Berlin, January 17, 2010 (Pal Telegraph) - Agriculture officials from 50 countries on Saturday backed calls for the world's farms to drastically cut emissions of climate-changing carbon dioxide and other greenhouse gases. Whether it is burping cows or slash-and-burn agriculture, farmers have been accused worldwide of being major contributors to climate change.
Climate issues have taken centre stage at the Global Forum for Food and Agriculture (GFFA), an event held as part of the 10-day International Green Week trade fair for farm produce in Berlin.
German Agriculture Minister Ilse Aigner, chairwoman of the talks, said: "We farm ministers want to advance where the international community ground to a stop in Copenhagen (at the December climate summit)."
She said farmers face a conflict of interest, striving to increase yields while reducing emissions.
"To feed everybody on our planet in the year 2050, food availability has to grow 70 per cent," she said. "On the other hand, we have to do what we can to prevent the climate deteriorating. Farmers are both causers and victims at the same time."
Ideas on reconciling the rival aims are to be traded at a meeting next month of farm ministers, organized by the Organization for Economic Cooperation and Development.
China rejected accusations that it had blocked a deal last month at the Copenhagen climate summit.

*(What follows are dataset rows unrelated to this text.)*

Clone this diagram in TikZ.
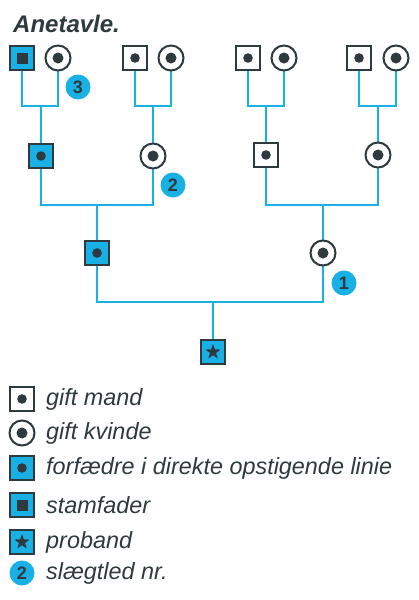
\documentclass[tikz,border=0pt]{standalone}
\usepackage{fontspec}
\setmainfont{Liberation Sans}
\usetikzlibrary{shapes.geometric,backgrounds}
\definecolor{cblue}{HTML}{19B0E6}
\definecolor{cdark}{HTML}{2E3A3E}
\begin{document}
\begin{tikzpicture}[x=1pt,y=-1pt,
  link/.style={draw=cblue,line width=2.8pt},
  man/.style={rectangle,draw=cdark,line width=1.8pt,fill=white,minimum size=24pt,inner sep=0pt,
    path picture={\fill[cdark] (path picture bounding box.center) circle (4.8pt);}},
  woman/.style={circle,draw=cdark,line width=2pt,fill=white,minimum size=25pt,inner sep=0pt,
    path picture={\fill[cdark] (path picture bounding box.center) circle (5.5pt);}},
  anc/.style={man,fill=cblue},
  stamf/.style={rectangle,draw=cdark,line width=1.8pt,fill=cblue,minimum size=24pt,inner sep=0pt,
    path picture={\fill[cdark] ([shift={(-5.5pt,-5.5pt)}]path picture bounding box.center) rectangle ([shift={(5.5pt,5.5pt)}]path picture bounding box.center);}},
  prob/.style={rectangle,draw=cdark,line width=1.8pt,fill=cblue,minimum size=24pt,inner sep=0pt},
  pstarshape/.style={star,star points=5,star point ratio=2.5,fill=cdark,minimum size=16pt,inner sep=0pt},
  badge/.style={circle,fill=cblue,minimum size=25pt,inner sep=0pt,text=cdark,font=\fontsize{18}{18}\selectfont\bfseries},
  legtext/.style={anchor=west,text=cdark,font=\fontsize{23.4}{23.4}\selectfont\itshape,inner sep=0pt},
]
\useasboundingbox (0,0) rectangle (419,600);
\node[anchor=west,text=cdark,font=\fontsize{24}{24}\selectfont\bfseries\itshape,inner sep=0pt] (title) at (13,24) {Anetavle.};
% gen 4
\node[stamf] (a4) at (22,58) {};
\node[woman] (b4) at (58,58) {};
\node[man] (c4) at (135,58) {};
\node[woman] (d4) at (171,58) {};
\node[man] (e4) at (248,58) {};
\node[woman] (f4) at (284,58) {};
\node[man] (g4) at (359,58) {};
\node[woman] (h4) at (396,58) {};
% gen 3
\node[anc] (a3) at (41,156) {};
\node[woman] (b3) at (153,156) {};
\node[man] (c3) at (266,155) {};
\node[woman] (d3) at (378,155) {};
% gen 2
\node[anc] (a2) at (97,253) {};
\node[woman] (b2) at (323,253) {};
% proband
\node[prob] (p) at (213,352) {};
\node[pstarshape] (pstar) at (p.center) {};
% junctions
\coordinate (j41) at (41,106);
\coordinate (j42) at (153,106);
\coordinate (j43) at (266,106);
\coordinate (j44) at (378,106);
\coordinate (j31) at (97,205);
\coordinate (j32) at (323,205);
\coordinate (j2) at (213,302);
% links
\begin{pgfonlayer}{background}
\fill[white] (0,0) rectangle (419,600);
\draw[link] (a4.center) |- (j41) -| (b4.center);
\draw[link] (j41) -- (a3.center);
\draw[link] (c4.center) |- (j42) -| (d4.center);
\draw[link] (j42) -- (b3.center);
\draw[link] (e4.center) |- (j43) -| (f4.center);
\draw[link] (j43) -- (c3.center);
\draw[link] (g4.center) |- (j44) -| (h4.center);
\draw[link] (j44) -- (d3.center);
\draw[link] (a3.center) |- (j31) -| (b3.center);
\draw[link] (j31) -- (a2.center);
\draw[link] (c3.center) |- (j32) -| (d3.center);
\draw[link] (j32) -- (b2.center);
\draw[link] (a2.center) |- (j2) -| (b2.center);
\draw[link] (j2) -- (p.center);
\end{pgfonlayer}
% badges
\node[badge] (n3) at (78,87) {3};
\node[badge] (n2) at (173,185) {2};
\node[badge] (n1) at (344,283) {1};
% legend
\node[man] (l1) at (22,399) {};
\node[legtext] (t1) at (46,399) {gift mand};
\node[woman] (l2) at (22,433) {};
\node[legtext] (t2) at (46,433) {gift kvinde};
\node[anc] (l3) at (22,468) {};
\node[legtext] (t3) at (46,468) {forfædre i direkte opstigende linie};
\node[stamf] (l4) at (22,505) {};
\node[legtext] (t4) at (46,505) {stamfader};
\node[prob] (l5) at (22,542) {};
\node[pstarshape] (l5s) at (l5.center) {};
\node[legtext] (t5) at (46,542) {proband};
\node[badge] (l6) at (22,573) {2};
\node[legtext] (t6) at (46,573) {slægtled nr.};
\end{tikzpicture}
\end{document}
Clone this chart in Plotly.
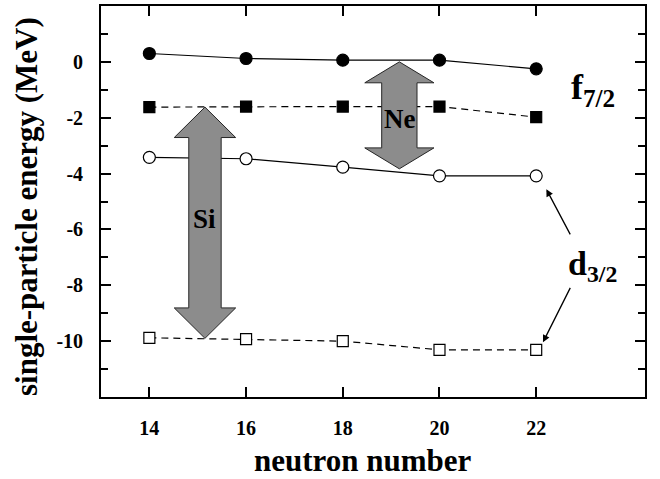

Chinese Vice-Minister of Agriculture Niu Dun said that a climate accord required that a no more than a "fair burden" be placed on developing and emerging economies.
"My view is that the Chinese delegation at the Copenhagen conference operated responsibly and in a very future-oriented way," he said in Berlin.
Niu said that China would continue to work hard to fight global warming, and it was in its own interest to deal alertly with the issue since China was "the world's biggest developing country."
Aigner and the deputy director of the UN Food and Agricultural Organization (FAO), Alexander Mueller, said that one way to help was for farmers to offer deep rock under their land as sites to sequester carbon dioxide.
Ajay Vashee, chairman of the International Federation of Agricultural Producers (IFAP), warned that it was unfair to abandon farmers to suffer all the negative effects of global warming without government help.
Green Week was in full swing on its second day, with 350 out-of- town coaches arriving by midday Saturday with people from around Europe eager to see and taste the current season's farm food quality.